An August 2020 collaborative EP with Dinho titled Thokoza Café let her outline her sonic direction. The inventive single “Khuza Gogo,” released in March 2021 with Blaqnick and MasterBlaq, became her breakthrough solo release and achieved platinum status just over a year later. July brought another substantial hit, “Possible” featuring Dinho and Musa Keys, plus the Break Through EP recorded with Unlimited Soul. Growing international interest in amapiano prompted a UK club tour with sold-out audiences later that year, and January introduced “Dakiwe,” which quickly turned into a major social-media phenomenon.

For DBN Gogo, 2022 unfolded as one of her most demanding periods.
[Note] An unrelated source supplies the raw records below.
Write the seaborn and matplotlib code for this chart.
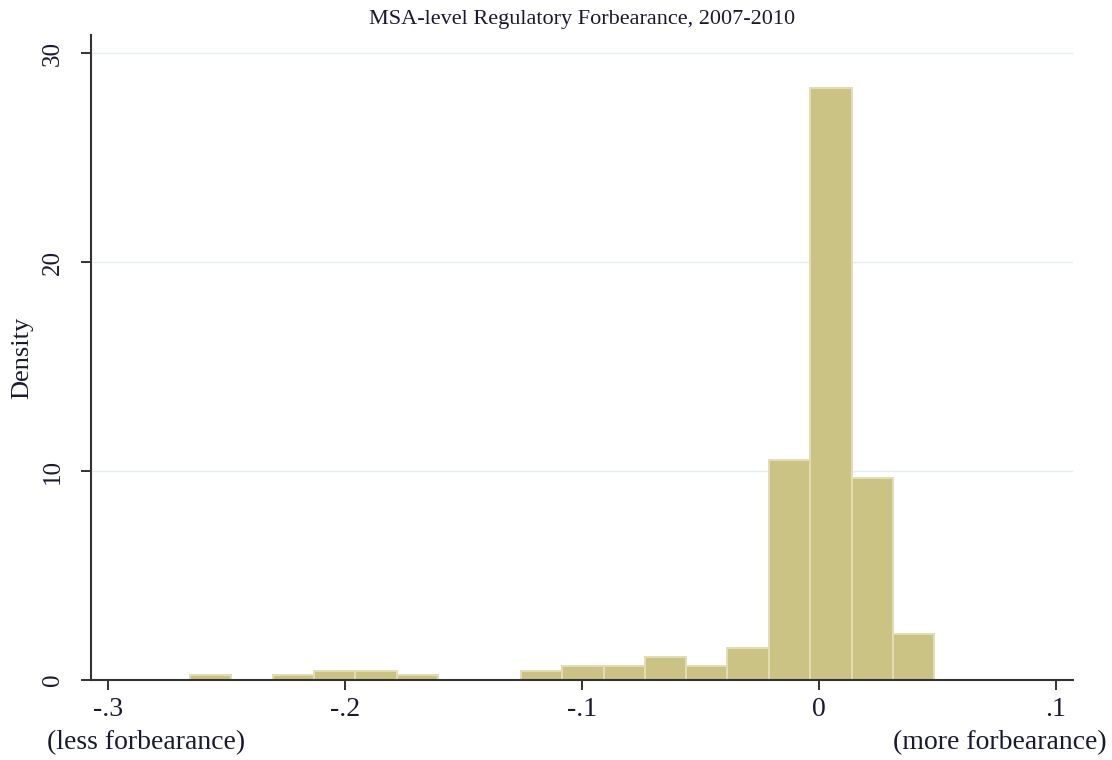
import numpy as np
import pandas as pd
import matplotlib
matplotlib.use("Agg")
import matplotlib.pyplot as plt
import seaborn as sns

# Histogram of MSA-level forbearance: bin edges and MSA counts per bin
bin_edges = [-0.2654, -0.2480, -0.2305, -0.2131, -0.1956, -0.1782, -0.1607,
             -0.1433, -0.1258, -0.1084, -0.0909, -0.0735, -0.0560, -0.0386,
             -0.0211, -0.0037, 0.0138, 0.0312, 0.0487]
bin_counts = [1, 0, 1, 2, 2, 1, 0, 0, 2, 3, 3, 5, 3, 7, 48, 130, 44, 10]

x_ticks = [-0.3, -0.2, -0.1, 0.0, 0.1]
x_tick_labels = ["-.3", "-.2", "-.1", "0", ".1"]
y_ticks = [0, 10, 20, 30]
y_tick_labels = ["0", "10", "20", "30"]

title = "MSA-level Regulatory Forbearance, 2007-2010"
y_label = "Density"
left_note = "(less forbearance)"
right_note = "(more forbearance)"

edges = np.array(bin_edges)
df = pd.DataFrame({
    "forbearance": (edges[:-1] + edges[1:]) / 2,
    "count": bin_counts,
})

sns.set_style("white")
plt.rcParams["font.family"] = ["Liberation Serif", "DejaVu Serif"]

W, H = 1112, 760
fig = plt.figure(figsize=(W / 100, H / 100), dpi=100)
ax = fig.add_axes([91 / W, 1 - 680 / H, (1073 - 91) / W, (680 - 35) / H])

sns.histplot(data=df, x="forbearance", weights="count", bins=list(bin_edges),
             stat="density", color="#cbc383", edgecolor="#e2ddb4",
             linewidth=1.4, alpha=1, ax=ax, zorder=2)

ax.set_xlim(-0.3072, 0.1072)
ax.set_ylim(0, 30.88)

ax.set_yticks(y_ticks)
ax.set_yticklabels(y_tick_labels, rotation=90, va="center")
ax.set_xticks(x_ticks)
ax.set_xticklabels(x_tick_labels)

text_color = "#1a1a2e"
ax.tick_params(axis="both", which="major", direction="out", length=7.5,
               width=1.4, color="#333333", labelcolor=text_color,
               left=True, bottom=True)
ax.tick_params(axis="y", pad=12, labelsize=18)
ax.tick_params(axis="x", pad=5, labelsize=20)

ax.yaxis.grid(True, color="#e6eff0", linewidth=1.0, zorder=0)
ax.xaxis.grid(False)
ax.set_axisbelow(True)

for side in ("top", "right"):
    ax.spines[side].set_visible(False)
for side in ("left", "bottom"):
    ax.spines[side].set_color("#333333")
    ax.spines[side].set_linewidth(1.5)

ax.set_xlabel("")
ax.set_ylabel(y_label, fontsize=19, color=text_color, labelpad=6)
ax.set_title(title, fontsize=16, color=text_color, pad=8)

fig.text(47 / W, 1 - 743 / H, left_note, ha="left", va="center",
         fontsize=20, color=text_color)
fig.text(893 / W, 1 - 743 / H, right_note, ha="left", va="center",
         fontsize=20, color=text_color)

fig.savefig("out.png", dpi=100)
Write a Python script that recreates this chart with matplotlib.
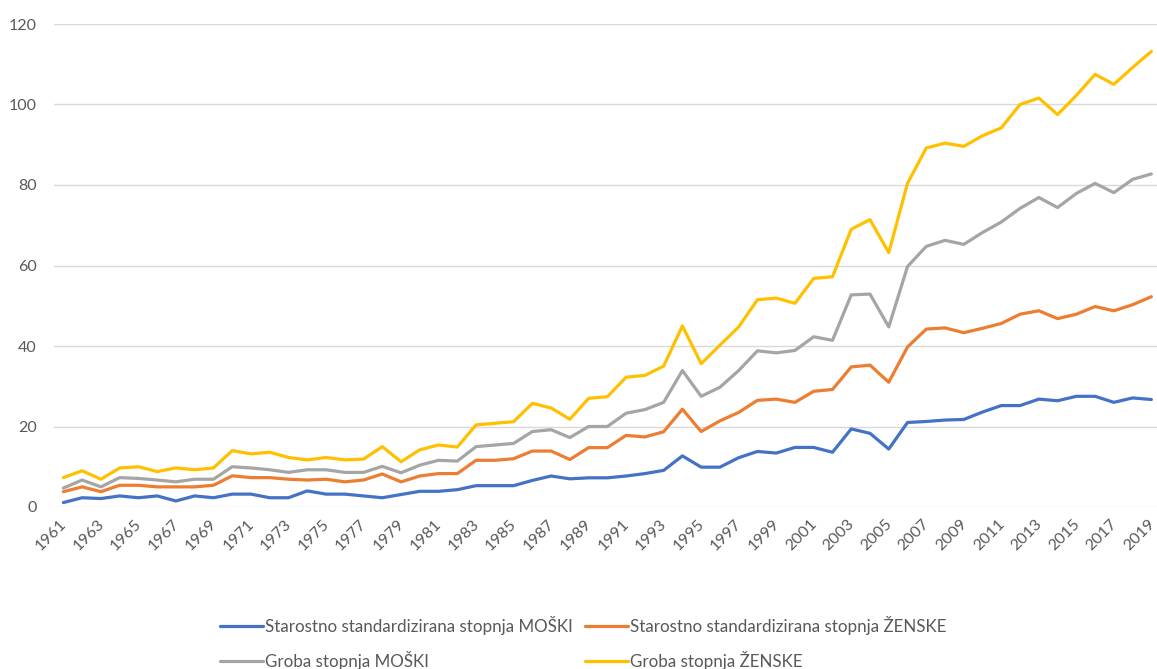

February saw the arrival of “Bambelela,” the inaugural single on Zikode Records, the label she founded with Universal Music backing. She also curated a nine-day Boiler Room x Ballantine’s event in Johannesburg that month, centering on diversity and inclusivity. March delivered the funk-, jazz-, and dub-inflected “Bells,” issued with TNK Musiq and DJ Stopper, which became her next major success ahead of a high-profile Coachella slot in California. Clout Africa then named her DJ of the year. Further singles arrived alongside Stixx, Yumbs, and Mellow & Sleazy, followed in November by her debut solo album Whats Real, an extended and wide-ranging set. That same month “Love & Loyalty (Believe)” appeared on the soundtrack to Marvel’s Black Panther: Wakanda Forever. After the brooding January 2023 Zikode single “Rough Dance,” DBN Gogo spent the opening months of the year supplying production for emerging artists on labels such as Rethabile Setwaba, Visionary Agency, and Ndlovukazi Entertainment.